The Watson Assistant team has put out a similar script at https://github.com/watson-developer-cloud/community/blob/master/watson-assistant/export_logs.py

extractConversations.py

Takes a series of logs, extracts fields for analysis, builds a Pandas dataframe, and outputs it to a CSV file. (The extractConversationData method can be called directly to build a DataFrame in memory.) The output contains the most frequently analyzed Watson Assistant log fields, some new fields to augment analysis, and custom fields that you specify.

The unique conversation identifier is provided with -c. Note that if a single conversation spans multiple workspaces (skills), you cannot use conversation_id as the unique identifier.

Custom fields are specified with -f. You can specifiy multiple custom fields as a comma-separated list, for example -f response.context.STT_CONFIDENCE,response.context.action.

Example for text-based assistants:

python3 extractConversations.py -i 10000_logs.json -o 10000_logs.csv -c "response.context.conversation_id"

Example for voice-based assistants using IBM Voice Gateway:

python3 extractConversations.py -i 10000_logs.json -o 10000_logs.csv -c "request.context.vgwSessionID"

ConversationAnalysisRecipes.ipynb

This notebook demonstrates several log analytic functions, starting with downloading logs (via getAllLogs.py) and extracting fields of interest (via extractConversations.py), then demonstrating basic and intermediate analytic capabilities.

intent_heatmap.py

Takes a tab-separated file (ie exported data frame from ConversationAnalysisRecipes.ipynb) and builds heat maps to help visualize the intent metrics.
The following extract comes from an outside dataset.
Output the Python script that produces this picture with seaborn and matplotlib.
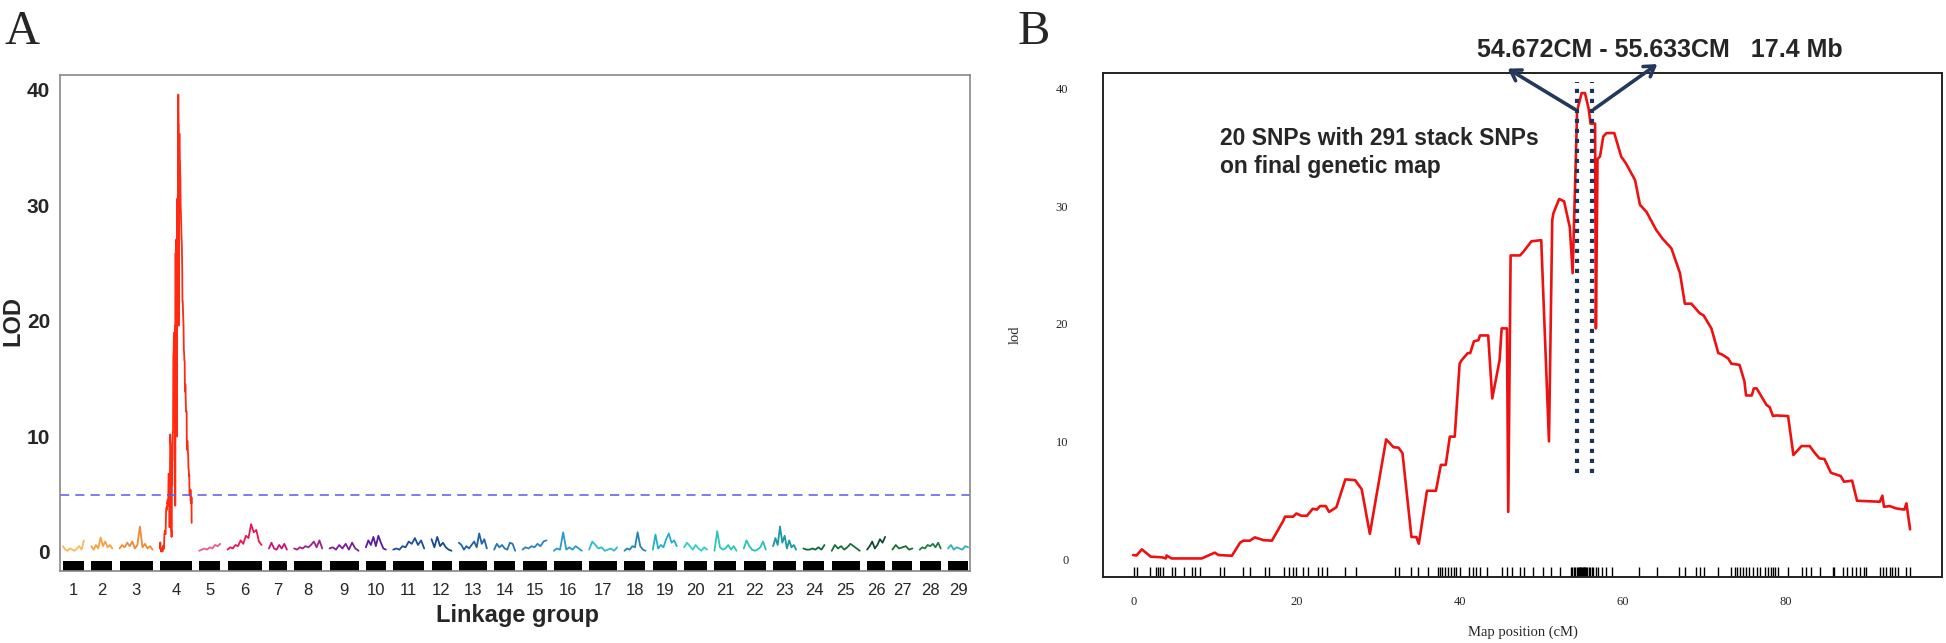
import numpy as np
import pandas as pd
import matplotlib.pyplot as plt
import seaborn as sns

# ---------------- panel B data: LOD profile on linkage group 4 ----------------
qtl_pos = [0, 0.4, 1.06, 2.15, 3.5, 4.0, 4.1, 4.7, 8.4, 9.2,
           10.0, 10.45, 12.1, 13.1, 13.5, 14.3, 14.9, 16.0, 17.0, 18.4,
           18.6, 19.6, 20.0, 20.6, 21.3, 22.0, 22.5, 22.9, 23.6, 24.0,
           24.9, 26.0, 27.2, 28.0, 29.0, 31.0, 31.9, 32.5, 33.0, 34.1,
           34.7, 35.0, 36.0, 37.1, 37.7, 38.3, 38.8, 39.4, 40.0, 40.25,
           41.0, 41.3, 41.75, 42.3, 42.5, 43.5, 44.0, 44.9, 45.15, 45.8,
           45.96, 46.25, 47.4, 47.8, 48.8, 50.0, 50.95, 51.35, 51.5, 52.2,
           52.8, 53.5, 53.85, 54.4, 54.95, 55.36, 55.8, 56.05, 56.6, 56.7,
           56.9, 57.2, 57.6, 58.0, 58.95, 59.8, 60.4, 61.5, 62.1, 62.9,
           64.1, 64.9, 65.95, 67.0, 67.6, 68.4, 69.4, 69.9, 70.85, 71.7,
           72.1, 72.9, 73.3, 74.3, 74.9, 75.1, 75.8, 76.05, 76.4, 77.0,
           77.6, 78.0, 78.4, 78.8, 80.25, 80.9, 81.9, 82.9, 83.5, 84.1,
           84.7, 85.5, 86.7, 87.1, 88.1, 88.7, 91.5, 91.8, 92.0, 92.7,
           93.5, 94.5, 94.75, 95.2]
qtl_lod = [0.34, 0.3, 0.82, 0.2, 0.15, 0.05, 0.3, 0.05, 0.05, 0.3,
           0.54, 0.34, 0.28, 1.39, 1.56, 1.56, 1.84, 1.6, 1.56, 3.26,
           3.6, 3.6, 3.87, 3.68, 3.68, 4.27, 4.2, 4.5, 4.5, 4.0,
           4.4, 6.77, 6.7, 5.93, 2.14, 10.17, 9.5, 9.47, 9.0, 1.87,
           1.87, 1.3, 5.8, 5.8, 8.0, 8.0, 10.4, 10.4, 16.6, 16.9,
           17.5, 17.5, 18.5, 18.6, 19.0, 19.0, 13.65, 16.9, 19.6, 19.6,
           4.0, 25.8, 25.8, 26.1, 27.0, 27.1, 10.0, 28.8, 29.4, 30.6,
           30.4, 28.2, 24.3, 38.1, 39.6, 39.6, 38.3, 37.0, 37.0, 19.6,
           34.0, 34.2, 35.9, 36.2, 36.2, 34.2, 33.6, 32.2, 30.1, 29.5,
           27.95, 27.2, 26.4, 24.3, 21.7, 21.7, 20.9, 20.7, 19.6, 17.5,
           17.4, 17.05, 16.6, 16.5, 15.1, 13.9, 13.9, 14.5, 14.5, 13.8,
           13.1, 12.9, 12.15, 12.2, 12.15, 8.84, 9.6, 9.6, 9.03, 8.55,
           8.5, 7.33, 7.05, 6.57, 6.66, 4.95, 4.87, 5.38, 4.44, 4.5,
           4.3, 4.2, 4.73, 2.52]
marker_pos = [0.04, 0.45, 2.08, 2.82, 3.1, 3.3, 3.7, 4.7, 5.1, 6.2, 7.2, 7.6, 8.2,
              10.6, 11.1, 13.5, 14.3, 16.2, 16.7, 18.5, 19.1, 19.6, 20.0, 20.8,
              21.4, 22.6, 23.1, 23.7, 26.0, 27.3, 32.1, 32.6, 34.1, 34.9, 36.1,
              37.3, 37.6, 37.9, 38.2, 38.6, 38.9, 39.3, 39.6, 40.0, 41.2, 41.6,
              42.0, 42.5, 43.4, 45.2, 45.8, 46.4, 47.4, 47.9, 49.0, 50.2, 51.2,
              52.3, 53.6, 53.8, 54.0, 54.2, 54.4, 54.5, 54.6, 54.7, 54.8, 54.9,
              55.0, 55.1, 55.2, 55.3, 55.4, 55.5, 55.6, 55.8, 56.0, 56.2, 56.4,
              56.7, 57.0, 57.4, 57.9, 58.7, 62.0, 64.2, 66.9, 67.6, 69.0, 69.4,
              69.9, 71.7, 73.3, 73.7, 74.0, 74.3, 74.7, 75.1, 75.5, 76.0, 76.4,
              76.8, 77.4, 77.8, 78.1, 78.4, 78.7, 79.0, 80.3, 82.0, 82.5, 83.1,
              84.2, 85.7, 85.9, 87.0, 87.5, 88.1, 88.6, 89.1, 89.5, 89.8, 91.5,
              91.9, 92.3, 92.7, 93.0, 93.3, 93.7, 94.7, 95.2]
interval_cm = [54.4, 56.2]
interval_label = "54.672CM - 55.633CM   17.4 Mb"
snp_label = "20 SNPs with 291 stack SNPs\non final genetic map"

# ---------------- panel A data: genome-wide scan ----------------
lg_names = [str(i) for i in range(1, 30)]
lg_lengths = [63, 63, 99, 96, 63, 102, 54, 84, 87, 60, 93, 60, 84, 63, 72,
              84, 84, 63, 72, 69, 66, 66, 69, 63, 84, 54, 60, 63, 60]
lg_gap = 22
lod_threshold = 4.9
lg_colors = ['#f8b95a', '#f5a23f', '#f08a35', '#ff2a12', '#ef5a86', '#e8174c',
             '#c8147a', '#a0208a', '#7a2090', '#5a1e9a', '#1f4e9a', '#1a4a8c',
             '#2062a8', '#2476b8', '#2a84be', '#2a9ac8', '#30bcc8', '#2585b5',
             '#22b0c8', '#30d0c8', '#28c8b8', '#28c2b8', '#1a9aa0', '#0e6a3a',
             '#16703e', '#124a3a', '#1a6e3a', '#1e7a40', '#30b0c0']

lod_lg01 = [0.5, 0.2, 0.1, 0.3, 0.2, 0.1, 0.3, 0.5, 0.2, 1.0]
lod_lg02 = [0.5, 0.2, 0.6, 0.3, 1.25, 0.5, 0.9, 0.4, 0.6, 0.3]
lod_lg03 = [0.3, 0.6, 0.4, 0.8, 0.5, 0.9, 0.3, 0.6, 2.2, 0.4, 0.7, 0.3, 0.5, 0.2]
lod_lg05 = [0.1, 0.2, 0.3, 0.2, 0.4, 0.3, 0.6, 0.5, 0.7]
lod_lg06 = [0.2, 0.4, 0.3, 0.6, 0.5, 1.0, 0.7, 1.4, 1.2, 2.4, 1.7, 1.9, 0.9, 0.6]
lod_lg07 = [0.3, 0.8, 0.3, 0.2, 0.6, 0.3, 0.7, 0.2]
lod_lg08 = [0.3, 0.2, 0.4, 0.3, 0.5, 0.4, 0.6, 0.9, 0.4, 1.0, 0.3]
lod_lg09 = [0.3, 0.4, 0.2, 0.6, 0.3, 0.7, 0.2, 0.8, 0.3, 0.1]
lod_lg10 = [0.4, 1.0, 0.6, 1.3, 0.5, 1.4, 0.8, 0.3, 0.2]
lod_lg11 = [0.2, 0.3, 0.2, 0.5, 0.4, 0.9, 0.7, 1.2, 0.6, 1.0, 0.3]
lod_lg12 = [1.1, 0.4, 1.3, 0.5, 0.8, 0.4, 0.2, 0.1]
lod_lg13 = [0.8, 0.6, 0.2, 0.5, 0.3, 0.6, 0.9, 0.4, 1.6, 0.7, 1.1, 0.3]
lod_lg14 = [0.2, 0.7, 0.4, 0.6, 0.3, 0.2, 0.8, 0.7, 0.1]
lod_lg15 = [0.2, 0.4, 0.3, 0.5, 0.4, 0.7, 0.5, 0.9, 1.0]
lod_lg16 = [0.1, 0.3, 0.2, 1.7, 0.2, 0.4, 0.2, 0.5, 0.3, 0.1]
lod_lg17 = [0.2, 0.9, 0.6, 0.3, 0.4, 0.1, 0.2, 0.3, 0.1, 0.4]
lod_lg18 = [0.1, 0.3, 0.2, 0.5, 0.4, 1.7, 0.5, 0.2, 0.1]
lod_lg19 = [0.2, 1.5, 0.3, 0.6, 0.4, 1.1, 1.6, 0.8, 1.0, 0.5]
lod_lg20 = [0.4, 0.8, 0.5, 0.2, 0.6, 0.3, 0.1, 0.4, 0.2]
lod_lg21 = [0.1, 1.8, 0.4, 0.2, 0.3, 0.6, 0.2, 0.5, 0.1]
lod_lg22 = [0.3, 1.0, 0.5, 0.2, 0.1, 0.2, 0.4, 0.9, 0.2]
lod_lg23 = [0.5, 1.2, 0.6, 2.2, 0.8, 1.4, 0.3, 1.0, 0.4, 0.6, 0.2]
lod_lg24 = [0.3, 0.2, 0.2, 0.3, 0.2, 0.4, 0.2, 0.6]
lod_lg25 = [0.1, 0.6, 0.3, 0.5, 0.2, 0.4, 0.7, 0.5, 0.3, 0.1]
lod_lg26 = [0.2, 0.5, 0.9, 0.3, 0.6, 1.1, 0.8, 1.3]
lod_lg27 = [0.2, 0.6, 0.3, 0.4, 0.5, 0.2, 0.3]
lod_lg28 = [0.2, 0.4, 0.3, 0.6, 0.5, 0.7, 0.4, 0.8, 0.3]
lod_lg29 = [0.3, 0.6, 0.2, 0.4, 0.3, 0.2, 0.5, 0.4]

# LG4 in panel A is the same scan as panel B
lg_lod = [lod_lg01, lod_lg02, lod_lg03, None, lod_lg05, lod_lg06, lod_lg07,
          lod_lg08, lod_lg09, lod_lg10, lod_lg11, lod_lg12, lod_lg13, lod_lg14,
          lod_lg15, lod_lg16, lod_lg17, lod_lg18, lod_lg19, lod_lg20, lod_lg21,
          lod_lg22, lod_lg23, lod_lg24, lod_lg25, lod_lg26, lod_lg27, lod_lg28,
          lod_lg29]

sns.set_style("white")
narrow = ['Liberation Sans Narrow', 'Liberation Sans', 'DejaVu Sans']
serif = ['Liberation Serif', 'DejaVu Serif']
arial = ['Liberation Sans', 'DejaVu Sans']

fig = plt.figure(figsize=(19.46, 6.43), dpi=100)

# ================= Panel A =================
axA = fig.add_axes([0.0308, 0.1120, 0.4677, 0.7714])
offsets = np.concatenate([[0], np.cumsum(np.array(lg_lengths[:-1]) + lg_gap)])

for i, (name, L, col) in enumerate(zip(lg_names, lg_lengths, lg_colors)):
    if lg_lod[i] is None:
        xs = offsets[i] + np.array(qtl_pos)
        ys = np.array(qtl_lod)
    else:
        ys = np.array(lg_lod[i])
        xs = offsets[i] + np.linspace(0, L, len(ys))
    df = pd.DataFrame({'pos': xs, 'lod': ys})
    sns.lineplot(data=df, x='pos', y='lod', ax=axA, color=col, lw=1.3,
                 estimator=None, sort=False)

# marker bars along the bottom
axA.bar(offsets + np.array(lg_lengths) / 2, 0.87, width=lg_lengths,
        bottom=-1.65, color='black', edgecolor='none')
axA.axhline(lod_threshold, color='#5a5ae6', lw=1.1, ls=(0, (6, 4)))

axA.set_xlim(-9, offsets[-1] + lg_lengths[-1] + 6)
axA.set_ylim(-1.65, 41.3)
axA.set_xticks(offsets + np.array(lg_lengths) / 2)
axA.set_xticklabels(lg_names, family=narrow, fontsize=12)
axA.set_yticks([0, 10, 20, 30, 40])
axA.set_yticklabels(['0', '10', '20', '30', '40'], family=narrow,
                    fontsize=15, fontweight='bold')
axA.tick_params(axis='x', length=6, width=1, color='#555555', pad=3)
axA.tick_params(axis='y', length=5, width=1, color='#555555', pad=2)
for s in axA.spines.values():
    s.set_color('#888888')
    s.set_linewidth(1.2)
axA.set_xlabel('')
axA.set_ylabel('')
fig.text(0.0065, 0.50, 'LOD', rotation=90, ha='center', va='center',
         family=narrow, fontsize=17, fontweight='bold')
fig.text(0.266, 0.043, 'Linkage group', ha='center', va='center',
         family=narrow, fontsize=17, fontweight='bold')
fig.text(0.0025, 0.985, 'A', ha='left', va='top', family=serif, fontsize=35)

# ================= Panel B =================
axB = fig.add_axes([0.5668, 0.1026, 0.4311, 0.7838])
dfb = pd.DataFrame({'pos': qtl_pos, 'lod': qtl_lod})
sns.lineplot(data=dfb, x='pos', y='lod', ax=axB, color='#ee1111', lw=1.9,
             estimator=None, sort=False)
sns.rugplot(x=marker_pos, ax=axB, height=0.02, color='black', lw=0.8)

for xc in interval_cm:
    axB.plot([xc, xc], [7.3, 40.5], color='#1b3558', lw=3.0,
             ls=(0, (1.0, 1.4)), solid_capstyle='butt')

navy = '#23395b'
axB.annotate('', xy=(45.6, 41.8), xytext=(54.4, 38.1), annotation_clip=False,
             arrowprops=dict(arrowstyle='->,head_length=0.7,head_width=0.45',
                             color=navy, lw=2.6))
axB.annotate('', xy=(64.5, 42.2), xytext=(56.2, 38.1), annotation_clip=False,
             arrowprops=dict(arrowstyle='->,head_length=0.7,head_width=0.45',
                             color=navy, lw=2.6))

fig.text(0.7590, 0.922, interval_label, ha='left', va='center', family=arial,
         fontsize=18, fontweight='bold')
fig.text(0.6270, 0.763, snp_label, ha='left', va='center', family=arial,
         fontsize=16.5, fontweight='bold', linespacing=1.3)

axB.set_xlim(-3.7, 99.1)
axB.set_ylim(-1.53, 41.3)
axB.set_xticks([0, 20, 40, 60, 80])
axB.set_xticklabels(['0', '20', '40', '60', '80'], family=serif, fontsize=9)
axB.set_yticks([0, 10, 20, 30, 40])
axB.set_yticklabels(['0', '10', '20', '30', '40'], family=serif, fontsize=9)
axB.tick_params(axis='x', length=6, width=1, color='black', pad=8)
axB.tick_params(axis='y', length=9, width=1, color='black', pad=16)
for s in axB.spines.values():
    s.set_color('#222222')
    s.set_linewidth(1.4)
axB.set_xlabel('')
axB.set_ylabel('')
axB.text(0.5, -0.109, 'Map position (cM)', transform=axB.transAxes,
         ha='center', va='center', family=serif, fontsize=10.5)
axB.text(-0.105, 0.48, 'lod', transform=axB.transAxes, rotation=90,
         ha='center', va='center', family=serif, fontsize=10.5)
fig.text(0.523, 0.985, 'B', ha='left', va='top', family=serif, fontsize=35)

fig.savefig('out.png', dpi=100, facecolor='white')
python3 intent_heatmap.py -i first-turn-stats.tsv -o intent_conf.png -s "Total" -r "Intent Confidence" -l "Intent" -t "Classifier confidence by intent"
python3 intent_heatmap.py -i first-turn-stats.tsv -o stt_conf.png -s "Total" -r "STT Confidence" -l "Intent" -t "Speech confidence by intent"

Other analyses

Several other types of analysis are possible with Watson Assistant log data. The Watson Assistant development team has released two notebooks which help further analyze log data:

  • Measure Notebook - The Measure notebook contains a set of automated metrics that help you monitor and understand the behavior of your system. The goal is to understand where your assistant is doing well vs where it isn’t, and to focus your improvement effort to one of the problem areas identified.
  • Effectiveness Notebook - The Effectiveness notebook helps you understand relative performance of each intent and entity as well as the confusion between your intents. This information helps you prioritize your improvement effort.
  • The Dialog Skill Analysis helps assess your Watson Assistant intent training data for patterns before you deploy.
  • Analyze chatbot classifier performance from logs is a blog and video demonstrating how you can take utterances from logs and convert them into training and/or testing data.
  • Beware of focusing too much on training accuracy - you should measure and be concerned about blind test accuracy. See this two-part blog series on "Why Overfitting is a Bad Idea and How to Avoid It" with Part 1: Overfitting in General and Part 2: Overfitting in Virtual Assistants.